Net income rose to $949 million in the three months ended June from $596 million a year earlier, the Hong Kong-listed company said Wednesday.
Tencent is working with creators of the Candy Crush Saga and Final Fantasy titles as it competes with Alibaba Group Holding Ltd. and Baidu Inc. for the attention of China's 632 million internet users. The push for more entertainment content comes as the Chinese government tightens regulations on the dissemination of news through instant-messaging apps.
"The revenue from mobile games really exceeds market expectations," said You Na, an analyst at ICBC International Research Ltd. in Hong Kong. "The company has come across strong on all the important indicators."
Revenue rose 37% to $3.2 billion as WeChat and the Mobile QQ service added a combined 321 million monthly active users -- more than the entire population of the U.S. Online game revenue increased 46% from the previous quarter to $1.8 billion.
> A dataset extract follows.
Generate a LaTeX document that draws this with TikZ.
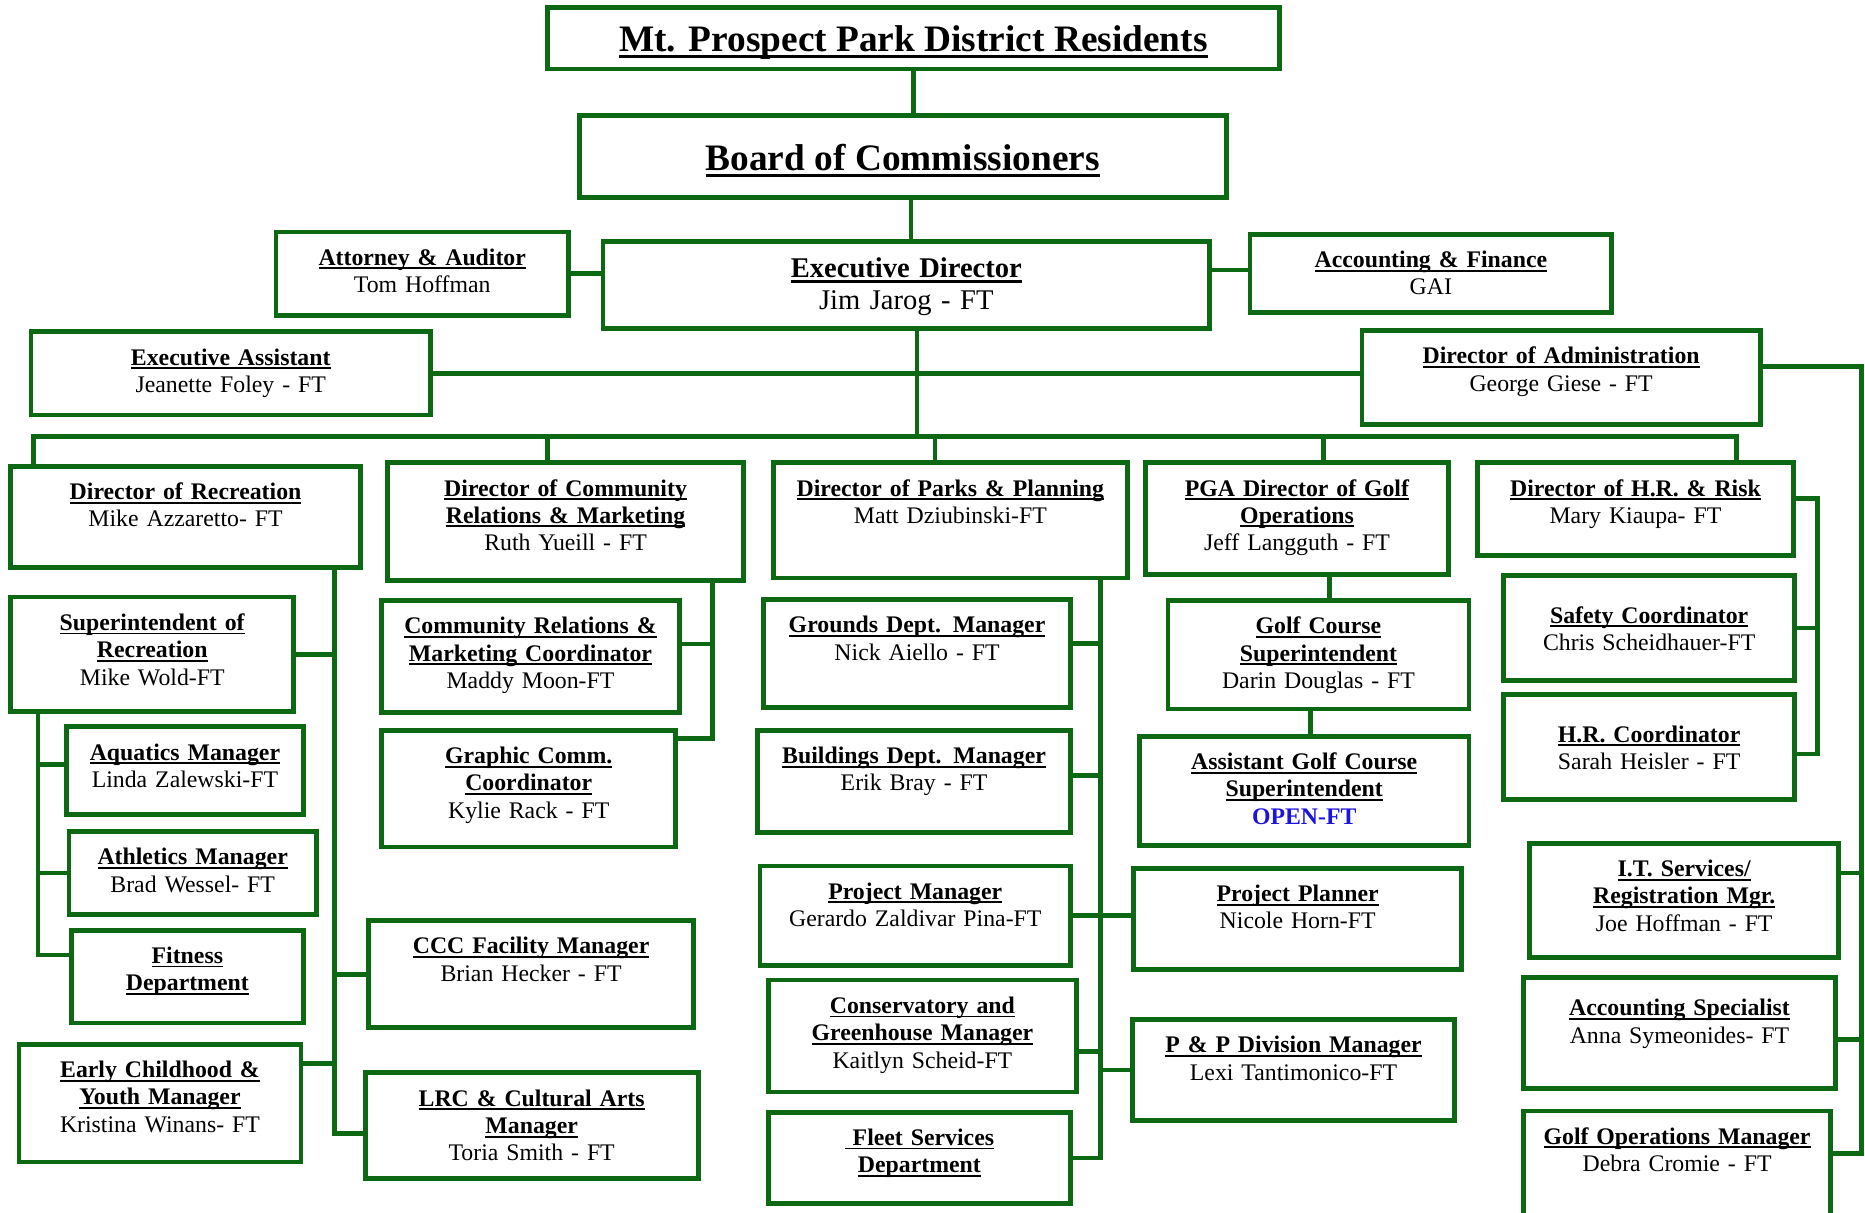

Online advertising sales jumped 59% to $335 million on revenue from video advertising and the impact of the soccer World Cup.
The size of the online gaming market is projected to grow to $36.6 billion by 2017, according to Shanghai-based Internet consultant IResearch.
"With our understanding of PC games, we are in the right position to bring entertaining content to mobile users," Wang Bo, VP of Tencent Games, said in an e-mail in July.
Tencent's Timi Studio has offered a number of popular titles such as Timi Run Everyday and Timi Match Everyday, securing Tencent's position as the leader in mobile games in China, Wang said. Tencent was ranked first in Apple Inc.'s China App Store by revenue and free downloads from January through July, according to the statement.
WeChat, known as Weixin in Chinese, may be worth as much as $64 billion given the potential for the service to be monetized, Elinor Leung, an analyst at CLSA Ltd., said in a March 10 report.
WeChat and QQ face a harsher regulatory environment after the official Xinhua News Agency said China's government issued rules restricting the dissemination of certain types of news, including political, through instant-messaging apps to authorized media outlets.
Rules tightening management of the apps are meant to safeguard national security, according to the Aug. 7 report. App providers also will be required to implement more stringent rules on real-name registration for users, the state-run agency said.
Competition among internet companies is intensifying as Alibaba started the process in March for a U.S. IPO. Chinese internet companies led by Alibaba and Tencent have announced 149 acquisitions and investments with a value of about $17 billion since 2012, according to data compiled by Bloomberg.
Tencent is trying to fend off Alibaba by adding more services through acquisitions. Tencent agreed to buy 19.9% of Craigslist-like 58.com in June, following a 20% stake purchase in February of Dianping.com, a Yelp Inc.-like website in China that offers user reviews of restaurants.
Tencent folded its own e-commerce assets into JD.com after acquiring a 15% stake in the competitor of Alibaba in March and has been directing traffic from its chat services to generate more business.
A new single-click link to JD.com in the Chinese version of WeChat has produced an eightfold increase in daily transaction volumes, compared with the previous two clicks, JD.com said in June. Tencent also provided similar access to users of its Mobile QQ instant messenger.
"Our e-commerce transaction business has entered a transitional phase subsequent to our strategic transaction with JD.com," the company said. "We expect the e-commerce segment's revenues and costs to decline further as we continue shifting focus toward supporting our strategic partnership."
Tencent also is exploring other e-commerce opportunities. In May, it introduced an in-app function for holders of public accounts of WeChat to upload photos of merchandise, manage orders and communicate with customers, according to its website. Shoppers at some WeChat stores can make purchases with Weixin Payment, Tencent's third-party payment system.
In July, Tencent won approval from China's banking regulator to jointly set up a lender as the government eases restrictions on the state-controlled banking industry.